Allen Frances (Nova York, 1942) dirigiu durante anos o Manual Diagnóstico e Estatístico (DSM), documento que define e descreve as diferentes doenças mentais. Esse manual, considerado a bíblia dos psiquiatras, é revisado periodicamente para ser adaptado aos avanços do conhecimento científico. Frances dirigiu a equipe que redigiu o DSM IV, ao qual se seguiu uma quinta revisão que ampliou enormemente o número de transtornos patológicos. Em seu livro Saving Normal (inédito no Brasil), ele faz uma autocrítica e questiona o fato de a principal referência acadêmica da psiquiatria contribuir para a crescente medicalização da vida.
Leia um fragmento da entrevista publicada no site PSIBR (http://psibr.com.br/) :
Pergunta. No livro, o senhor faz um mea culpa, mas é ainda mais duro com o trabalho de seus colegas do DSM V. Por quê?

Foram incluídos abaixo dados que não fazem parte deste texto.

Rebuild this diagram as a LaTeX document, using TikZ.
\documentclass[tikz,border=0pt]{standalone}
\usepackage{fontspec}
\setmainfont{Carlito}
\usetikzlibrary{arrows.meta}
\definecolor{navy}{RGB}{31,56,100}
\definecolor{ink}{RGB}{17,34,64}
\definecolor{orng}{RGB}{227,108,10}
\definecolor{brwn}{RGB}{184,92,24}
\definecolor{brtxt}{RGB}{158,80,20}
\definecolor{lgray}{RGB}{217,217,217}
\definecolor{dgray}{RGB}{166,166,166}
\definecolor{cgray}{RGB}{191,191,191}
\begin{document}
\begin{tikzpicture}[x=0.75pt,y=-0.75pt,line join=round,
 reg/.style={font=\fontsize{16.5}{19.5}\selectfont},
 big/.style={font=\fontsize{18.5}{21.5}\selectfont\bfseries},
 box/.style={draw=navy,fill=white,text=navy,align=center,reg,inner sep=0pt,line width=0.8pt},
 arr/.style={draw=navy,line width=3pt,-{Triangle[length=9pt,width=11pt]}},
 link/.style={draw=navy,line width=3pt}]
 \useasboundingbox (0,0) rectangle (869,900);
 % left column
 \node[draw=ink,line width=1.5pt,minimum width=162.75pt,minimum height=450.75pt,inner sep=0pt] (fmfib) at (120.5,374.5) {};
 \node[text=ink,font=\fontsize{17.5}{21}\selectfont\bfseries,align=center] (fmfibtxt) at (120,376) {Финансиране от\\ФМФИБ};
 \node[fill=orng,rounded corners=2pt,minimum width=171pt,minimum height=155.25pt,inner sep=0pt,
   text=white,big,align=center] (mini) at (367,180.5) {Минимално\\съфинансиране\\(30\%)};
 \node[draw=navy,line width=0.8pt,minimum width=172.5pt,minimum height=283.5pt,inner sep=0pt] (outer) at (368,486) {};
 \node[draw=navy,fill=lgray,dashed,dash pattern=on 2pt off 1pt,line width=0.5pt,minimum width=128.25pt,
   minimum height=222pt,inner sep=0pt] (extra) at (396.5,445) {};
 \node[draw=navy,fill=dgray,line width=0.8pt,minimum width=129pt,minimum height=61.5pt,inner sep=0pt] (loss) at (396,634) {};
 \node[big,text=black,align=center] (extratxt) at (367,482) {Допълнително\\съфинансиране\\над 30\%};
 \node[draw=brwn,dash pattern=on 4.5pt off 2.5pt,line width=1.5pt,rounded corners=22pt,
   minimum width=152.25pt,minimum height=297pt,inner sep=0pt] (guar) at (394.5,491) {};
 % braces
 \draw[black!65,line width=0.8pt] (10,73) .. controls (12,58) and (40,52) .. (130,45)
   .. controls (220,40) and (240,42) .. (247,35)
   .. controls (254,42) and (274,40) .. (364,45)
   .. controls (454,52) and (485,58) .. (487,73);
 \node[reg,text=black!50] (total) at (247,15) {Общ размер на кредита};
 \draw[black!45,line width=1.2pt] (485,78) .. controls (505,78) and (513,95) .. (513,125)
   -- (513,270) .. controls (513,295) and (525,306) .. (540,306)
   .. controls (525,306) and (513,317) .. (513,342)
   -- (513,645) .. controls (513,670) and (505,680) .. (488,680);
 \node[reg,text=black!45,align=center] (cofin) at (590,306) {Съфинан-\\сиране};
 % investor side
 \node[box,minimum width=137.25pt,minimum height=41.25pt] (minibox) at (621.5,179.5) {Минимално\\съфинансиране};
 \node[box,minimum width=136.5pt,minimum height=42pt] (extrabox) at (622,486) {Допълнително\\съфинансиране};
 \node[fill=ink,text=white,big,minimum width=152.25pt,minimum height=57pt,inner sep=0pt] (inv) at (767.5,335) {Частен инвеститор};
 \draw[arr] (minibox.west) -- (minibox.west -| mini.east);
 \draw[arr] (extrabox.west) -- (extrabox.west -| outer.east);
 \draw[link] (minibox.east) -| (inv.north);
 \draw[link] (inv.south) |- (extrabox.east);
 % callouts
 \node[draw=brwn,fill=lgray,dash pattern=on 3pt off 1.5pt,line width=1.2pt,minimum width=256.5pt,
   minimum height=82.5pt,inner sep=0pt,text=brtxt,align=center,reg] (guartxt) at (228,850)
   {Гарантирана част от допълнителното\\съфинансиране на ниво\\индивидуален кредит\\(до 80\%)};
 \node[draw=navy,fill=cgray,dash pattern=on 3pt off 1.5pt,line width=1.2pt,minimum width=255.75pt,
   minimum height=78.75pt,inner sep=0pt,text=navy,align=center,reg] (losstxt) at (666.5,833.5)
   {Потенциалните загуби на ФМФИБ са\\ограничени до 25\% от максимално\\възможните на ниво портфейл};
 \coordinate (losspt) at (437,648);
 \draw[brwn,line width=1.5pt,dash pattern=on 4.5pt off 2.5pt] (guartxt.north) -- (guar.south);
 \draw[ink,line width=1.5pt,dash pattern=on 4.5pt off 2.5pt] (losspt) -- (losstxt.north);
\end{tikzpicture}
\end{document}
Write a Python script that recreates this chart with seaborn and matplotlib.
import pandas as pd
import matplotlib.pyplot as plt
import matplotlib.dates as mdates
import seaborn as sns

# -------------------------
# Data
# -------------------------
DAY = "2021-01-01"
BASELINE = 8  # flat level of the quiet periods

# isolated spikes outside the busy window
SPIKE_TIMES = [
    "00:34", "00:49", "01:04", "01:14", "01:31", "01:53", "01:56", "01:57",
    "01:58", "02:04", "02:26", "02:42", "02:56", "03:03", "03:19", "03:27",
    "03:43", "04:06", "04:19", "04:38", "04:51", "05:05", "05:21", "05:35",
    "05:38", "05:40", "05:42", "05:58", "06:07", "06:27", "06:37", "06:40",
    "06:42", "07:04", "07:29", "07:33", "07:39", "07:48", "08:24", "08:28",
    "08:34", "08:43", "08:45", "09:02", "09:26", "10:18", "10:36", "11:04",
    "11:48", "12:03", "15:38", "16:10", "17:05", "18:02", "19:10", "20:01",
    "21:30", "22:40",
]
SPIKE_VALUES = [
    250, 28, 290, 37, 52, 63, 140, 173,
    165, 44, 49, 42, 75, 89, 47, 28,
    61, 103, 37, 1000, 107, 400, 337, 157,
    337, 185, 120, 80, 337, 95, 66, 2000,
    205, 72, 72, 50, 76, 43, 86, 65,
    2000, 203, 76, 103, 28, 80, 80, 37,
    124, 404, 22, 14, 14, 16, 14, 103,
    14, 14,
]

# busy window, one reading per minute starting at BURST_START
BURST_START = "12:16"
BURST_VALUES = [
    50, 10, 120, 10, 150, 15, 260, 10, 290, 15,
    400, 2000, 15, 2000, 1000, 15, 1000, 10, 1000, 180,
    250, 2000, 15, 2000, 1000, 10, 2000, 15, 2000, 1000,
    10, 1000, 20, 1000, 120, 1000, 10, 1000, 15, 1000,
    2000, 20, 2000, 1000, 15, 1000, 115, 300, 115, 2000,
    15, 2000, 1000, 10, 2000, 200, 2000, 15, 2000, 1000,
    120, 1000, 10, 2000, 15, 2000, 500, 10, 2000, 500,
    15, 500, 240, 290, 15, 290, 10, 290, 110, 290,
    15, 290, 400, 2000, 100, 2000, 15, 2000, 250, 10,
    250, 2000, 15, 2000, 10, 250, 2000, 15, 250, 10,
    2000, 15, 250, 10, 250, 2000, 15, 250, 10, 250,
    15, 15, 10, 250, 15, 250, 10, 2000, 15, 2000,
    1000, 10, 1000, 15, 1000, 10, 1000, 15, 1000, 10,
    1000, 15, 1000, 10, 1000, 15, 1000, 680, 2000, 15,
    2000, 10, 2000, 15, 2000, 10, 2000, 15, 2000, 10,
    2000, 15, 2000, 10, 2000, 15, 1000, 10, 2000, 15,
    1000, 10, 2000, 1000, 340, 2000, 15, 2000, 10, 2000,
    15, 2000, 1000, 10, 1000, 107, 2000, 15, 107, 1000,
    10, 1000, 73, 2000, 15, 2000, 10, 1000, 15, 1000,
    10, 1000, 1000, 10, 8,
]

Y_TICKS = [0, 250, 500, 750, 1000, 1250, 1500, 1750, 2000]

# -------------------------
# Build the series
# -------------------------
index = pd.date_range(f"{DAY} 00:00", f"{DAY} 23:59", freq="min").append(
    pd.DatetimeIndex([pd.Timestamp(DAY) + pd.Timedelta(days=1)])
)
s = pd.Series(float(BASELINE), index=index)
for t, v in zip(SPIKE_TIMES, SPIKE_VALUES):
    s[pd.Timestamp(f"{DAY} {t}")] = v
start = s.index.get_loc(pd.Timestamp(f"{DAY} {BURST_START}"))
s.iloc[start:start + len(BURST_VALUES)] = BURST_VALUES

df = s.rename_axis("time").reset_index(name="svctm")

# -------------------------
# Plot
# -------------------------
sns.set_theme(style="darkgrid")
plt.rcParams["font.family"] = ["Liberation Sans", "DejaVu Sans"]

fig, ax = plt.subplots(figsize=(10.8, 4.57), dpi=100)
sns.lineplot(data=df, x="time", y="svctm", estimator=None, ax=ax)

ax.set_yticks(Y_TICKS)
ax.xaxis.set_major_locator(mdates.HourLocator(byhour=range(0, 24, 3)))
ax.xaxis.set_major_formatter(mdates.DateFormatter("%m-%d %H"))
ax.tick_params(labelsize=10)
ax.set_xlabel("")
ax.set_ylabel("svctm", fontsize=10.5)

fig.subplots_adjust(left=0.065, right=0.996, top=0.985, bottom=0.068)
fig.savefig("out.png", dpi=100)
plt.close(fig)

Resposta. Fomos muito conservadores e só introduzimos [no DSM IV] dois dos 94 novos transtornos mentais sugeridos. Ao acabar, nos felicitamos, convencidos de que tínhamos feito um bom trabalho. Mas o DSM IV acabou sendo um dique frágil demais para frear o impulso agressivo e diabolicamente ardiloso das empresas farmacêuticas no sentido de introduzir novas entidades patológicas. Não soubemos nos antecipar ao poder dos laboratórios de fazer médicos, pais e pacientes acreditarem que o transtorno psiquiátrico é algo muito comum e de fácil solução. O resultado foi uma inflação diagnóstica que causa muito dano, especialmente na psiquiatria infantil. Agora, a ampliação de síndromes e patologias no DSM V vai transformar a atual inflação diagnóstica em hiperinflação.
P. Seremos todos considerados doentes mentais?
R. Algo assim. Há seis anos, encontrei amigos e colegas que tinham participado da última revisão e os vi tão entusiasmados que não pude senão recorrer à ironia: vocês ampliaram tanto a lista de patologias, eu disse a eles, que eu mesmo me reconheço em muitos desses transtornos. Com frequência me esqueço das coisas, de modo que certamente tenho uma demência em estágio preliminar; de vez em quando como muito, então provavelmente tenho a síndrome do comedor compulsivo; e, como quando minha mulher morreu a tristeza durou mais de uma semana e ainda me dói, devo ter caído em uma depressão. É absurdo. Criamos um sistema de diagnóstico que transforma problemas cotidianos e normais da vida em transtornos mentais.